Goal: Begin at the first line of the data and copy each line through the one containing "(0,0) rectangle (628,852);", that line included, with no pictures.

Supplied material:
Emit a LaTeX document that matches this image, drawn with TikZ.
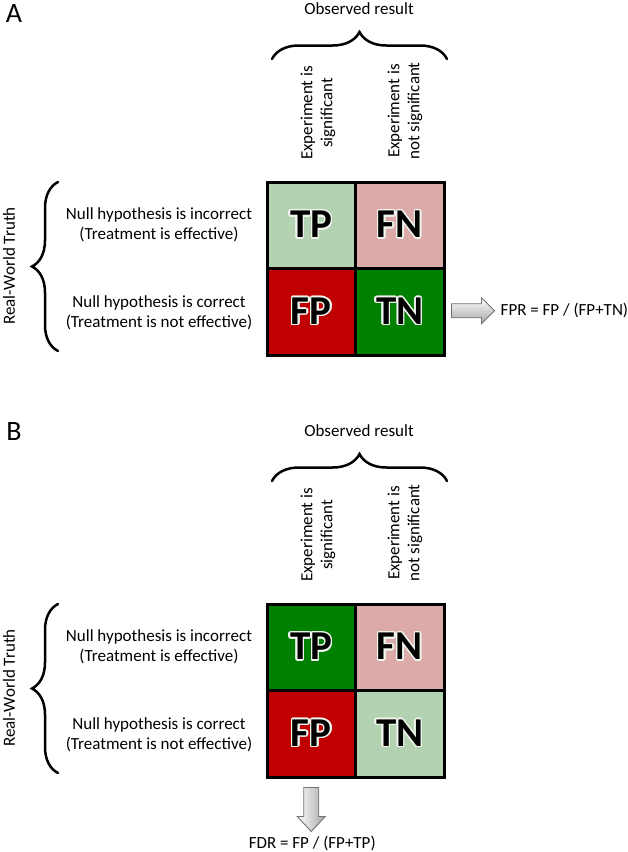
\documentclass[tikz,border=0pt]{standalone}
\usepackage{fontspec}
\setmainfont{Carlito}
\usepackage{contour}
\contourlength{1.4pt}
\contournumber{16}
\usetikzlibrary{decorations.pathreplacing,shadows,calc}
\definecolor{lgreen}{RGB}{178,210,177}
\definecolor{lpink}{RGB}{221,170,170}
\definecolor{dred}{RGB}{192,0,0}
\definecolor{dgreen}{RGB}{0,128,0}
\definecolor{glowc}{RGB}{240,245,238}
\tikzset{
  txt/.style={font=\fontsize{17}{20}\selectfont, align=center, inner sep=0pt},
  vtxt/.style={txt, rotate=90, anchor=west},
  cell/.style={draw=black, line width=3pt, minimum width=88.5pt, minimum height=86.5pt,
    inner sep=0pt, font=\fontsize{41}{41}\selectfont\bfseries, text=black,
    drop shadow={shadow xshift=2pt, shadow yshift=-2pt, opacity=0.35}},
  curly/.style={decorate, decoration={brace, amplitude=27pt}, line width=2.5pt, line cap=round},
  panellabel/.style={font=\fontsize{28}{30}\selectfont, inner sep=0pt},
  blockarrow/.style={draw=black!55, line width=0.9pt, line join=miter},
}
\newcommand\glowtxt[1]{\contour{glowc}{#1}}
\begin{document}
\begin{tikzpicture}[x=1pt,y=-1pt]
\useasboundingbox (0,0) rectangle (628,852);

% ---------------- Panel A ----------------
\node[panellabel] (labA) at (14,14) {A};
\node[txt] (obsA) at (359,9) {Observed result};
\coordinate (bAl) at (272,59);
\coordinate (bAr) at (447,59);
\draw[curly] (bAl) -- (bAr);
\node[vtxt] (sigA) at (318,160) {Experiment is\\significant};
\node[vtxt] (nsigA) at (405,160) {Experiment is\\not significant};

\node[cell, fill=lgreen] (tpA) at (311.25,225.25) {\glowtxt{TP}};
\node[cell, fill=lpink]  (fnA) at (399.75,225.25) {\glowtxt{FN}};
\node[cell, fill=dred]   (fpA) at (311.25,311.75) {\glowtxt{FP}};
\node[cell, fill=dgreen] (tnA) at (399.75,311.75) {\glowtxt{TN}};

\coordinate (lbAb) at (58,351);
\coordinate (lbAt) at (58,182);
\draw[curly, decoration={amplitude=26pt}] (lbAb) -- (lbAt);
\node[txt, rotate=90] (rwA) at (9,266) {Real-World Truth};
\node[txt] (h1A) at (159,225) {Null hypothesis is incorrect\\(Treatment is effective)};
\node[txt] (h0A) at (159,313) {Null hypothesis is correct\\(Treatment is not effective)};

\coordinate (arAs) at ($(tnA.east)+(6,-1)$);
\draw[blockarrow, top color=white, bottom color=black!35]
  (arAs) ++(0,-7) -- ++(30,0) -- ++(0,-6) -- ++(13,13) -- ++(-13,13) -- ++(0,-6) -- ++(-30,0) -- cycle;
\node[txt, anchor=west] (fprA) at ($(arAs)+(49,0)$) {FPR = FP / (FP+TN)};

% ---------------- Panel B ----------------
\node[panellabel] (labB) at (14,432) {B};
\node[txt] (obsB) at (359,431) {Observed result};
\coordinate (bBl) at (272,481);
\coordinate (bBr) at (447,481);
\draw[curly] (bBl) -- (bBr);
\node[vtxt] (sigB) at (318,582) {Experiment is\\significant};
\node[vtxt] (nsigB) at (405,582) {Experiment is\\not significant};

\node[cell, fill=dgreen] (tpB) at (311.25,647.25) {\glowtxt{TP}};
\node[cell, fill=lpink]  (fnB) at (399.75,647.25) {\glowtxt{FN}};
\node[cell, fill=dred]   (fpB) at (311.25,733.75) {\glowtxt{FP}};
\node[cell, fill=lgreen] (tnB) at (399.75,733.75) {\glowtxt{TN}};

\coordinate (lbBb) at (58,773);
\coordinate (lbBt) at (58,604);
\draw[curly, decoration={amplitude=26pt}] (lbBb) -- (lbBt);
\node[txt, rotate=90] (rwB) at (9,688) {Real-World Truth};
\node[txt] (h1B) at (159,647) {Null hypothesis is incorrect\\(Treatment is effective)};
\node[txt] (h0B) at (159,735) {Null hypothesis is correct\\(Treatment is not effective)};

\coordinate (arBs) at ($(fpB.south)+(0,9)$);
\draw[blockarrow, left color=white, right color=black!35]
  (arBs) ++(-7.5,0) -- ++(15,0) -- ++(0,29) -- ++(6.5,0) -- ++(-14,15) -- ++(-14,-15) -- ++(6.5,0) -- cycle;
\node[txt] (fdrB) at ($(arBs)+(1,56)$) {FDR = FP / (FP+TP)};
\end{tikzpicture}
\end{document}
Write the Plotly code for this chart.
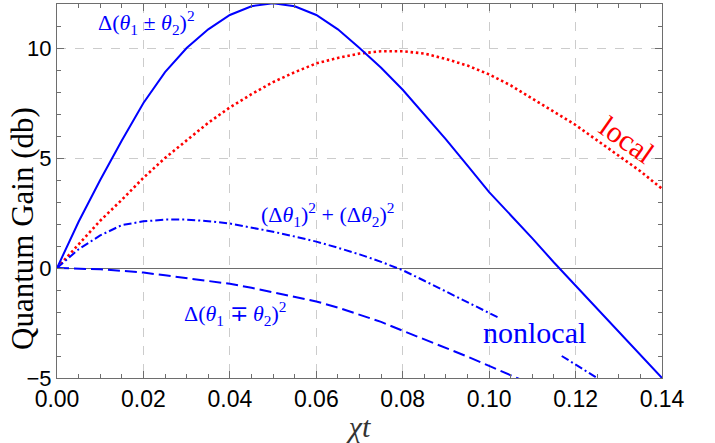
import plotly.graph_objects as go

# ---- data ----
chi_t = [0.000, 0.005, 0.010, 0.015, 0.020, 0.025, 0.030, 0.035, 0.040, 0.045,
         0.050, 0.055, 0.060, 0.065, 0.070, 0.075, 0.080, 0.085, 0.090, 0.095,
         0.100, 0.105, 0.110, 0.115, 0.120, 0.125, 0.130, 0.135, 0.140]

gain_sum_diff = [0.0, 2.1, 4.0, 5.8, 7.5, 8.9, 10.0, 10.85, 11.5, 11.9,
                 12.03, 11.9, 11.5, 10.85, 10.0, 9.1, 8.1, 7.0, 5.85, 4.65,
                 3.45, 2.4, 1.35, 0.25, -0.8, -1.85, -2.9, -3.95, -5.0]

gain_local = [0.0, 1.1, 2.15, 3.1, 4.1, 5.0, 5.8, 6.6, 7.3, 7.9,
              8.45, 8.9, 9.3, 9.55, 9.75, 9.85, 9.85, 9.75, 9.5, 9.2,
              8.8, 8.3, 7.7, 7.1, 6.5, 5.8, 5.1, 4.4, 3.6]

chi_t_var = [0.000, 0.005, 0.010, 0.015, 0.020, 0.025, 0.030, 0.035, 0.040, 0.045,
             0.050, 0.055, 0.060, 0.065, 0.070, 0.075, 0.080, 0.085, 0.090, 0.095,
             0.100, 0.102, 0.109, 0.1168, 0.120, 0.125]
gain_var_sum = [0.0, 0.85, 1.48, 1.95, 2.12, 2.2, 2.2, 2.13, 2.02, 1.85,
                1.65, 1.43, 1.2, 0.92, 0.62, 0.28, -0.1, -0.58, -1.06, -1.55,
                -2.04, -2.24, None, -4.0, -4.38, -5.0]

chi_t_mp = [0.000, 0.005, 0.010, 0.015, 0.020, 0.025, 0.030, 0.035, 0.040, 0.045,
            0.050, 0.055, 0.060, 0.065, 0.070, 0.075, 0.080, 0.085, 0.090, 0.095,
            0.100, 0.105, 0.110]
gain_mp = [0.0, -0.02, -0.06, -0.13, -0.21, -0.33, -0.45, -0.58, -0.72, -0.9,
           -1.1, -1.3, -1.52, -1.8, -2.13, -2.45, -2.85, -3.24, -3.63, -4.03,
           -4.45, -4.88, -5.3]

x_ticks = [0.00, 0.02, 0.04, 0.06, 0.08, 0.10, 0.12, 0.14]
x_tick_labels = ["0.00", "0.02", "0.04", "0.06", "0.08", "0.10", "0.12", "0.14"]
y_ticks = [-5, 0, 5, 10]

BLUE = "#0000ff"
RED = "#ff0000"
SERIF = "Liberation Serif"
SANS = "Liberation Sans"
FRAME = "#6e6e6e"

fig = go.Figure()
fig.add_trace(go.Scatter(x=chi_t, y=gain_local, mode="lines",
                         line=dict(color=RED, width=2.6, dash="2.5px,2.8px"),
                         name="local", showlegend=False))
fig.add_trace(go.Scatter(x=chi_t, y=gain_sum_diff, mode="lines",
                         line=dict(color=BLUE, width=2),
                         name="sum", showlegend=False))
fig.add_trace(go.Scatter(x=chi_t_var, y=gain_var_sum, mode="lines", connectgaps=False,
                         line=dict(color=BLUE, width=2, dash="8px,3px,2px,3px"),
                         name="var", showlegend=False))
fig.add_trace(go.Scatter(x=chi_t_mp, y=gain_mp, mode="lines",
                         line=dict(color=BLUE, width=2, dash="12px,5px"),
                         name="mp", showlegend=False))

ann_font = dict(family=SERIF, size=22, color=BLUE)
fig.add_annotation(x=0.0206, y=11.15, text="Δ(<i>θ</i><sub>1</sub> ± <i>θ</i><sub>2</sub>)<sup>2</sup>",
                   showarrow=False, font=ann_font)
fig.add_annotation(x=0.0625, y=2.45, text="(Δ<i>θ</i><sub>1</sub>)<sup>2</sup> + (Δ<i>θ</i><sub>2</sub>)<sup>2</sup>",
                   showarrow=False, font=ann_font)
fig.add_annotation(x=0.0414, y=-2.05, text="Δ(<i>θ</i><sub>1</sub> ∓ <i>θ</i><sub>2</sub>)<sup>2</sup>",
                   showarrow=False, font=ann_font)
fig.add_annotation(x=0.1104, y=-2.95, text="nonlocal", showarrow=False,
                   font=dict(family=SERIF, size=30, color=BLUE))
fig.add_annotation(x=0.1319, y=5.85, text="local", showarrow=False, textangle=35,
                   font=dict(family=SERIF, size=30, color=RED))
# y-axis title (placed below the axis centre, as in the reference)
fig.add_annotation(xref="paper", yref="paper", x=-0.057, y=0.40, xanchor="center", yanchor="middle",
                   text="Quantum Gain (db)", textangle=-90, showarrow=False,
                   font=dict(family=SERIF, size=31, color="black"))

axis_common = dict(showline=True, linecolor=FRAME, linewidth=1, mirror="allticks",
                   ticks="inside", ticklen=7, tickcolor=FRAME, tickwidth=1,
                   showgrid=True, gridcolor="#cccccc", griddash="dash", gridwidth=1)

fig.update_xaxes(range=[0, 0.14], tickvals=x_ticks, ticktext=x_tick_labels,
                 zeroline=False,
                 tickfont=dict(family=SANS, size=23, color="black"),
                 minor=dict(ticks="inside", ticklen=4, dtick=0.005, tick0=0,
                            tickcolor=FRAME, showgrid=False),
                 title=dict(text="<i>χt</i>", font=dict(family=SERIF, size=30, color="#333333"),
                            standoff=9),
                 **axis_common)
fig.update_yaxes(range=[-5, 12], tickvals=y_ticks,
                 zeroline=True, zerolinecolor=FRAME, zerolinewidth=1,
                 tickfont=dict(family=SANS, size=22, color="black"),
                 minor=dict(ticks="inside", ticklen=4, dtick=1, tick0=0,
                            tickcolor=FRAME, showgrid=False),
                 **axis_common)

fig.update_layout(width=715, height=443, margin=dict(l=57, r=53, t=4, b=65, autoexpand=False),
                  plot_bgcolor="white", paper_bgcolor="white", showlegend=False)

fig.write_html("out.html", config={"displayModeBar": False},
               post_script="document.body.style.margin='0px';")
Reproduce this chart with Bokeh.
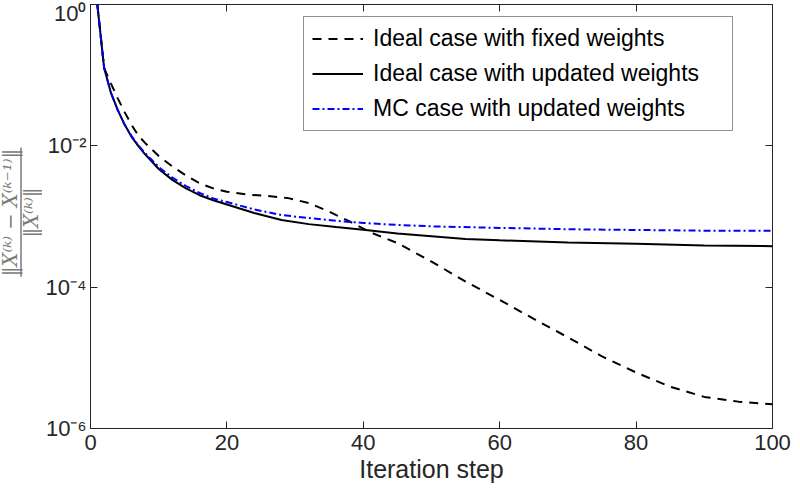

Reply to the exercise:
Emit a LaTeX document that matches this image, drawn with TikZ.
\documentclass[tikz,border=0pt]{standalone}
\usepackage{fontspec}
\setmainfont{Carlito}
\usepackage{contour}
\contourlength{1.4pt}
\contournumber{16}
\usetikzlibrary{decorations.pathreplacing,shadows,calc}
\definecolor{lgreen}{RGB}{178,210,177}
\definecolor{lpink}{RGB}{221,170,170}
\definecolor{dred}{RGB}{192,0,0}
\definecolor{dgreen}{RGB}{0,128,0}
\definecolor{glowc}{RGB}{240,245,238}
\tikzset{
  txt/.style={font=\fontsize{17}{20}\selectfont, align=center, inner sep=0pt},
  vtxt/.style={txt, rotate=90, anchor=west},
  cell/.style={draw=black, line width=3pt, minimum width=88.5pt, minimum height=86.5pt,
    inner sep=0pt, font=\fontsize{41}{41}\selectfont\bfseries, text=black,
    drop shadow={shadow xshift=2pt, shadow yshift=-2pt, opacity=0.35}},
  curly/.style={decorate, decoration={brace, amplitude=27pt}, line width=2.5pt, line cap=round},
  panellabel/.style={font=\fontsize{28}{30}\selectfont, inner sep=0pt},
  blockarrow/.style={draw=black!55, line width=0.9pt, line join=miter},
}
\newcommand\glowtxt[1]{\contour{glowc}{#1}}
\begin{document}
\begin{tikzpicture}[x=1pt,y=-1pt]
\useasboundingbox (0,0) rectangle (628,852);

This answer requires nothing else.